The FT-857D is a fantastic little radio covering 160m-70cm straight through including broadcast AM and FM. I included the ATAS-120A antenna in the purchase since it was the recommended mobile antenna for this radio. I installed this miniature radio in my truck and my only concern is that to this date I cannot get rid of the static it produces when the truck is running. No problem when I am parked, idle, and even when the engine is not running. Yet, as soon as I put the key in the ignition, static begins. I love using this radio and I may even use it for a base radio at work or my Shack #2 and look for an alternative for the vehicle, or even return the FT-8900R to it. I never had a problem with the 8900R. If anyone has a solution to my problem, please let me know.

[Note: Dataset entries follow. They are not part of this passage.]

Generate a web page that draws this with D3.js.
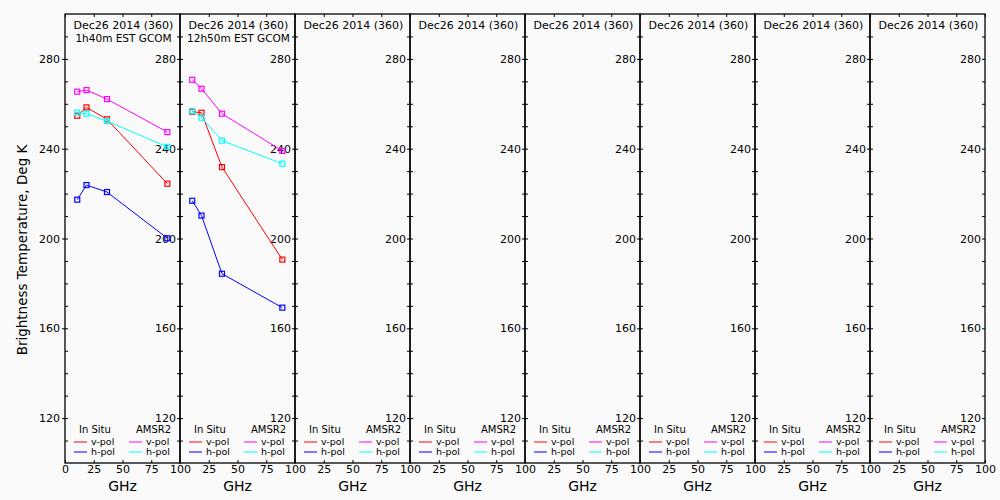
<!DOCTYPE html>
<html>
<head>
<meta charset="utf-8">
<script src="https://cdn.jsdelivr.net/npm/d3@7"></script>
<style>
  body { margin: 0; background: #fafafa; }
  svg { display: block; }
  text { font-family: 'DejaVu Sans', sans-serif; fill: #000; }
  .tick text { font-size: 11px; }
</style>
</head>
<body>
<div id="chart"></div>
<script>
// GHz channels
const freqs = [10.65, 18.7, 36.5, 89]

const titleLine1 = 'Dec26 2014 (360)'
const titleLine2 = ['1h40m EST GCOM', '12h50m EST GCOM', '', '', '', '', '', '']

// panel 1
const insituV1 = [254.7, 258.4, 253.1, 224.4]
const insituH1 = [217.3, 223.8, 220.7, 200.1]
const amsrV1 = [265.4, 266.1, 262.1, 247.4]
const amsrH1 = [256.0, 255.6, 252.3, 240.8]

// panel 2
const insituV2 = [256.5, 256.0, 231.8, 190.6]
const insituH2 = [216.8, 210.2, 184.3, 169.2]
const amsrV2 = [270.7, 266.7, 255.6, 239.0]
const amsrH2 = [256.8, 253.8, 243.6, 233.3]

const xTicks = [0, 25, 50, 75, 100]
const yTicks = [110, 120, 130, 140, 150, 160, 170, 180, 190, 200, 210, 220, 230, 240, 250, 260, 270, 280, 290]
const yLabels = [120, 160, 200, 240, 280]

const panels = [
    [
        { vals: insituV1, color: '#ff0000' },
        { vals: insituH1, color: '#0000ff' },
        { vals: amsrV1, color: '#ff00ff' },
        { vals: amsrH1, color: '#00ffff' }
    ],
    [
        { vals: insituV2, color: '#ff0000' },
        { vals: insituH2, color: '#0000ff' },
        { vals: amsrV2, color: '#ff00ff' },
        { vals: amsrH2, color: '#00ffff' }
    ],
    [], [], [], [], [], []
]

const width = 1000
const height = 500
const plotLeft = 65
const plotTop = 14
const plotBottom = 463
const panelWidth = 115

const svg = d3.select('#chart')
    .append('svg')
    .attr('width', width)
    .attr('height', height)

svg.append('rect')
    .attr('width', width)
    .attr('height', height)
    .attr('fill', '#fafafa')

const yScale = d3.scaleLinear()
    .domain([100, 300])
    .range([plotBottom, plotTop])

svg.append('text')
    .attr('transform', `translate(27, 250) rotate(-90)`)
    .attr('text-anchor', 'middle')
    .style('font-size', '13.5px')
    .text('Brightness Temperature, Deg K')

panels.forEach((series, p) => {
    const x0 = plotLeft + p * panelWidth
    const xScale = d3.scaleLinear()
        .domain([0, 100])
        .range([x0, x0 + panelWidth])

    const g = svg.append('g').attr('class', 'panel')

    // bottom axis with labels
    const xAxis = d3.axisBottom(xScale)
        .tickValues(p === 0 ? xTicks : xTicks.slice(1))
        .tickFormat(d3.format('d'))
        .tickSizeInner(-3)
        .tickSizeOuter(0)
        .tickPadding(2)
    g.append('g')
        .attr('transform', `translate(0, ${plotBottom})`)
        .call(xAxis)
        .call(a => a.select('.domain').remove())

    // top ticks
    g.append('g')
        .attr('transform', `translate(0, ${plotTop})`)
        .call(d3.axisTop(xScale).tickValues(xTicks).tickSizeInner(-3).tickSizeOuter(0).tickFormat(''))
        .call(a => a.select('.domain').remove())

    // right axis: ticks inside, labels inside
    const rightAxis = d3.axisLeft(yScale)
        .tickValues(yTicks)
        .tickSizeInner(3)
        .tickSizeOuter(0)
        .tickPadding(1)
        .tickFormat(d => yLabels.includes(d) ? d : '')
    g.append('g')
        .attr('transform', `translate(${x0 + panelWidth}, 0)`)
        .call(rightAxis)
        .call(a => a.select('.domain').remove())

    // left side ticks inside
    g.append('g')
        .attr('transform', `translate(${x0}, 0)`)
        .call(d3.axisRight(yScale).tickValues(yTicks).tickSizeInner(3).tickSizeOuter(0).tickFormat(''))
        .call(a => a.select('.domain').remove())

    if (p === 0) {
        g.append('g')
            .attr('transform', `translate(${x0}, 0)`)
            .call(d3.axisLeft(yScale).tickValues(yLabels).tickSizeInner(3).tickSizeOuter(0).tickPadding(2))
            .call(a => a.select('.domain').remove())
    }

    g.append('rect')
        .attr('x', x0)
        .attr('y', plotTop)
        .attr('width', panelWidth)
        .attr('height', plotBottom - plotTop)
        .attr('fill', 'none')
        .attr('stroke', '#000')
        .attr('stroke-width', 1.3)

    // titles
    g.append('text')
        .attr('x', x0 + panelWidth / 2 + 1)
        .attr('y', 29)
        .attr('text-anchor', 'middle')
        .style('font-size', '11px')
        .text(titleLine1)
    if (titleLine2[p]) {
        g.append('text')
            .attr('x', x0 + panelWidth / 2 + 1)
            .attr('y', 42)
            .attr('text-anchor', 'middle')
            .style('font-size', '10.5px')
            .text(titleLine2[p])
    }

    // legend
    g.append('text').attr('x', x0 + 14).attr('y', 433).style('font-size', '10px').text('In Situ')
    g.append('text').attr('x', x0 + 71).attr('y', 433).style('font-size', '10px').text('AMSR2')
    const legendRows = [
        { dx: 9, y: 442, color: '#ff0000', label: 'v-pol' },
        { dx: 9, y: 452, color: '#0000ff', label: 'h-pol' },
        { dx: 64, y: 442, color: '#ff00ff', label: 'v-pol' },
        { dx: 64, y: 452, color: '#00ffff', label: 'h-pol' }
    ]
    legendRows.forEach(r => {
        g.append('line')
            .attr('x1', x0 + r.dx)
            .attr('x2', x0 + r.dx + 13)
            .attr('y1', r.y)
            .attr('y2', r.y)
            .attr('stroke', r.color)
            .attr('stroke-width', 1)
        g.append('text')
            .attr('x', x0 + r.dx + 17)
            .attr('y', r.y + 3)
            .style('font-size', '9.5px')
            .text(r.label)
    })

    // data
    const line = d3.line()
        .x((d, i) => xScale(freqs[i]))
        .y(d => yScale(d))

    series.forEach(s => {
        g.append('path')
            .datum(s.vals)
            .attr('d', line)
            .attr('fill', 'none')
            .attr('stroke', s.color)
            .attr('stroke-width', 1)
        g.selectAll(null)
            .data(s.vals)
            .enter()
            .append('rect')
            .attr('x', (d, i) => xScale(freqs[i]) - 2.5)
            .attr('y', d => yScale(d) - 2.5)
            .attr('width', 5)
            .attr('height', 5)
            .attr('fill', 'none')
            .attr('stroke', s.color)
            .attr('stroke-width', 1.2)
    })

    g.append('text')
        .attr('x', x0 + panelWidth / 2)
        .attr('y', 491)
        .attr('text-anchor', 'middle')
        .style('font-size', '14px')
        .text('GHz')
})
</script>
</body>
</html>
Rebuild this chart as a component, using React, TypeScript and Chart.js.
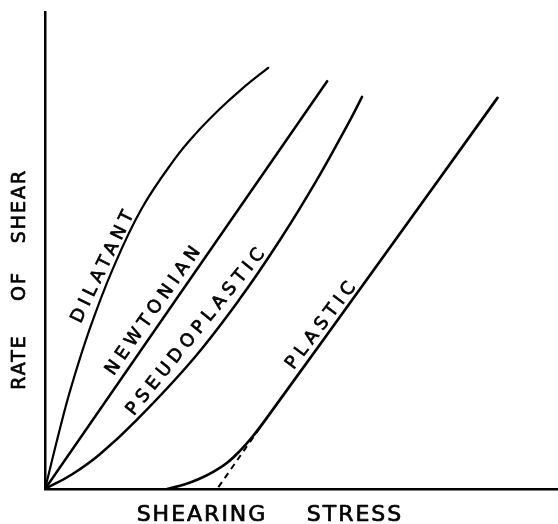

This is the Baofeng UV-5RA, a magnificent little workhorse for those who want it all in a compact size and with a big complex. The UV-5RA will work UHF-VHF, FRS, GMRS, MURS, FM broadcast, and I think other frequencies as well. If you buy this radio, ditch the antenna and purchase one of the Nagoyas, including the rubber duckie or the car magnet mount, you will not be disappointed. At the great price of about $35.00 depending on where you buy it, you will not want to let this one go. It is a little tricky to program, but nothing impossible to do. Really simple to program with the free software CHIRP, look it up. I bought this little radio because at the time it was all the rave and just had to see for myself. Well, the hype was correct and I have almost made this my de facto radio for communications. Inexpensive, handsome, easy to use, and it has a big load of accesories that you can purchase once you make yourself comfortable with it.